§ **Plotting code records**:

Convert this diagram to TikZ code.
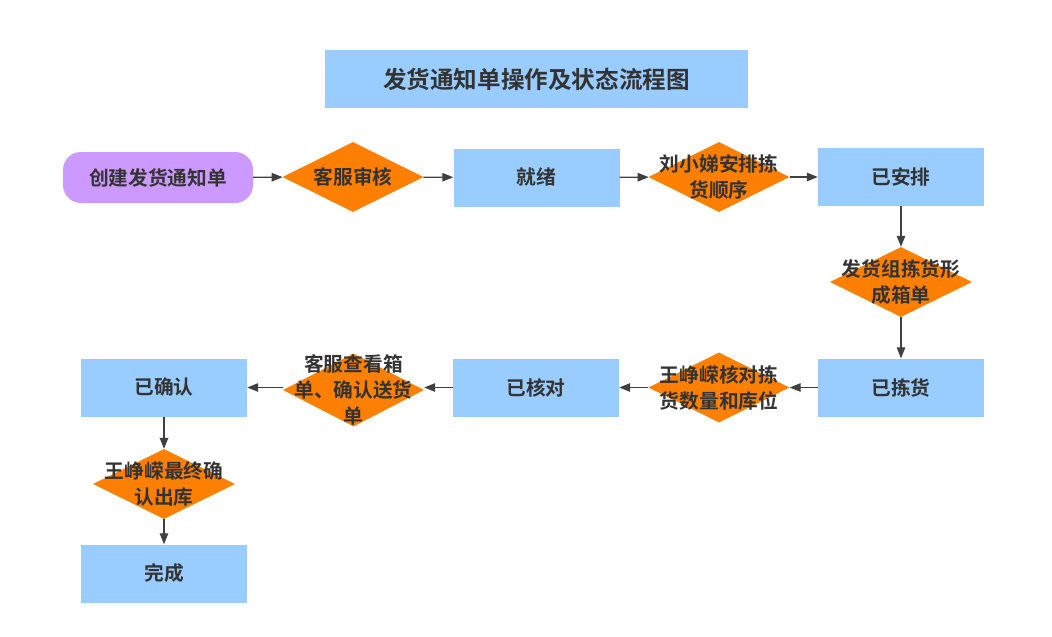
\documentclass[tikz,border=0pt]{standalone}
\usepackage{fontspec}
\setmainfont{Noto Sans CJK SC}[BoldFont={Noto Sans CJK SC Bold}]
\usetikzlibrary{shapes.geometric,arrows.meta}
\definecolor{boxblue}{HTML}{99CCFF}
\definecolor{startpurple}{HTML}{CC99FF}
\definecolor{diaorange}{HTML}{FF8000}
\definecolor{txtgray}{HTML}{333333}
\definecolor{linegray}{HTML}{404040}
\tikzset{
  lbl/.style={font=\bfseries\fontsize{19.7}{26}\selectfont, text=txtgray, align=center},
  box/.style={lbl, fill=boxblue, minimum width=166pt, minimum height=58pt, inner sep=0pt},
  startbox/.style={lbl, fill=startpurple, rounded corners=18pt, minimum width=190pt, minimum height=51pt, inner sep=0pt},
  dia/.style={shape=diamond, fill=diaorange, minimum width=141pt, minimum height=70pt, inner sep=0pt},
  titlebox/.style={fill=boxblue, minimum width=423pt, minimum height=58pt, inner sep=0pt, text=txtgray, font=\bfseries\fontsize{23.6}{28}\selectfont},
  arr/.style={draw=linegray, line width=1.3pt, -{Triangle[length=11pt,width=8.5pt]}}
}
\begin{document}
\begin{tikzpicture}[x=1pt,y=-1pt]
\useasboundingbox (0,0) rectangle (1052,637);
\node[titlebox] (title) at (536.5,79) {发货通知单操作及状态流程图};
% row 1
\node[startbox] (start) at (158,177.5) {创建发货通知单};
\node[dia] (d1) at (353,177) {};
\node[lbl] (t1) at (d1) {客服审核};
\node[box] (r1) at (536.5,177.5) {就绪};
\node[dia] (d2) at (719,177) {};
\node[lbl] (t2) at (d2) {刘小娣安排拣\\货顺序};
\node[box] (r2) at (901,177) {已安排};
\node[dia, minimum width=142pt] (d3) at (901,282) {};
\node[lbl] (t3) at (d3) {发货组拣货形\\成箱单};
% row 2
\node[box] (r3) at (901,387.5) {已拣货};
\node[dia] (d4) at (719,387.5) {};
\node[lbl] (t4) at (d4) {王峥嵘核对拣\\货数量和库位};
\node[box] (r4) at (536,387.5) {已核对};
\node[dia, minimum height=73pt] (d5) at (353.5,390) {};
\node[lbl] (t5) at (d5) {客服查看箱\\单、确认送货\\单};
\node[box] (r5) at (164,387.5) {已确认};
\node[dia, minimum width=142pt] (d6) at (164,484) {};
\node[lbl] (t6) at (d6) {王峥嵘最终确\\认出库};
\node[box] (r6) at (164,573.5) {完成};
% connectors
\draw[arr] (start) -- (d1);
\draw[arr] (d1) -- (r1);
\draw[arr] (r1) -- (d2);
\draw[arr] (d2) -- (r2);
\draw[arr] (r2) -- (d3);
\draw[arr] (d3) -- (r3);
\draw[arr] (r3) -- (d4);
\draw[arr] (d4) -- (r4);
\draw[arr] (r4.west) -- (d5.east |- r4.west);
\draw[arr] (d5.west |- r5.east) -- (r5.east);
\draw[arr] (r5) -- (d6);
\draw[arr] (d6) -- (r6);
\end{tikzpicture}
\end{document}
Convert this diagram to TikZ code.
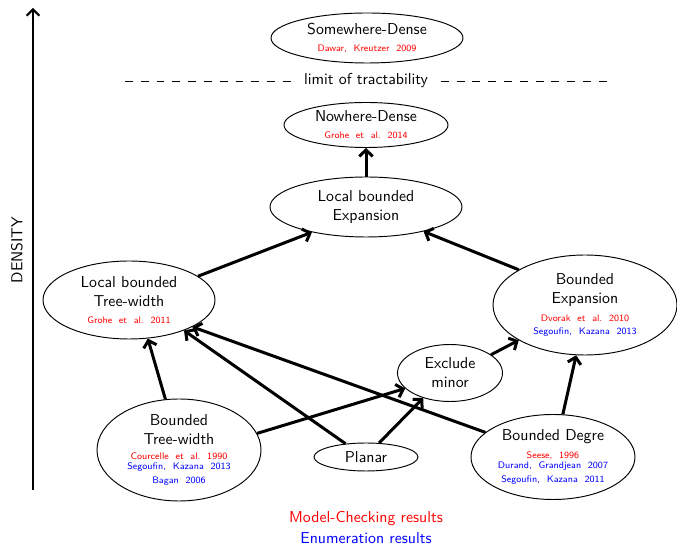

§ **PROBLEM DESCRIPTION**: Reproduce every entry exactly, but omit each picture.

§ **REPLY**:
Convert this diagram to TikZ code.
\documentclass[tikz,border=0pt]{standalone}
\usepackage{fontspec}
\setmainfont{Noto Sans CJK SC}[BoldFont={Noto Sans CJK SC Bold}]
\usetikzlibrary{shapes.geometric,arrows.meta}
\definecolor{boxblue}{HTML}{99CCFF}
\definecolor{startpurple}{HTML}{CC99FF}
\definecolor{diaorange}{HTML}{FF8000}
\definecolor{txtgray}{HTML}{333333}
\definecolor{linegray}{HTML}{404040}
\tikzset{
  lbl/.style={font=\bfseries\fontsize{19.7}{26}\selectfont, text=txtgray, align=center},
  box/.style={lbl, fill=boxblue, minimum width=166pt, minimum height=58pt, inner sep=0pt},
  startbox/.style={lbl, fill=startpurple, rounded corners=18pt, minimum width=190pt, minimum height=51pt, inner sep=0pt},
  dia/.style={shape=diamond, fill=diaorange, minimum width=141pt, minimum height=70pt, inner sep=0pt},
  titlebox/.style={fill=boxblue, minimum width=423pt, minimum height=58pt, inner sep=0pt, text=txtgray, font=\bfseries\fontsize{23.6}{28}\selectfont},
  arr/.style={draw=linegray, line width=1.3pt, -{Triangle[length=11pt,width=8.5pt]}}
}
\begin{document}
\begin{tikzpicture}[x=1pt,y=-1pt]
\useasboundingbox (0,0) rectangle (1052,637);
\node[titlebox] (title) at (536.5,79) {发货通知单操作及状态流程图};
% row 1
\node[startbox] (start) at (158,177.5) {创建发货通知单};
\node[dia] (d1) at (353,177) {};
\node[lbl] (t1) at (d1) {客服审核};
\node[box] (r1) at (536.5,177.5) {就绪};
\node[dia] (d2) at (719,177) {};
\node[lbl] (t2) at (d2) {刘小娣安排拣\\货顺序};
\node[box] (r2) at (901,177) {已安排};
\node[dia, minimum width=142pt] (d3) at (901,282) {};
\node[lbl] (t3) at (d3) {发货组拣货形\\成箱单};
% row 2
\node[box] (r3) at (901,387.5) {已拣货};
\node[dia] (d4) at (719,387.5) {};
\node[lbl] (t4) at (d4) {王峥嵘核对拣\\货数量和库位};
\node[box] (r4) at (536,387.5) {已核对};
\node[dia, minimum height=73pt] (d5) at (353.5,390) {};
\node[lbl] (t5) at (d5) {客服查看箱\\单、确认送货\\单};
\node[box] (r5) at (164,387.5) {已确认};
\node[dia, minimum width=142pt] (d6) at (164,484) {};
\node[lbl] (t6) at (d6) {王峥嵘最终确\\认出库};
\node[box] (r6) at (164,573.5) {完成};
% connectors
\draw[arr] (start) -- (d1);
\draw[arr] (d1) -- (r1);
\draw[arr] (r1) -- (d2);
\draw[arr] (d2) -- (r2);
\draw[arr] (r2) -- (d3);
\draw[arr] (d3) -- (r3);
\draw[arr] (r3) -- (d4);
\draw[arr] (d4) -- (r4);
\draw[arr] (r4.west) -- (d5.east |- r4.west);
\draw[arr] (d5.west |- r5.east) -- (r5.east);
\draw[arr] (r5) -- (d6);
\draw[arr] (d6) -- (r6);
\end{tikzpicture}
\end{document}
Convert this diagram to TikZ code.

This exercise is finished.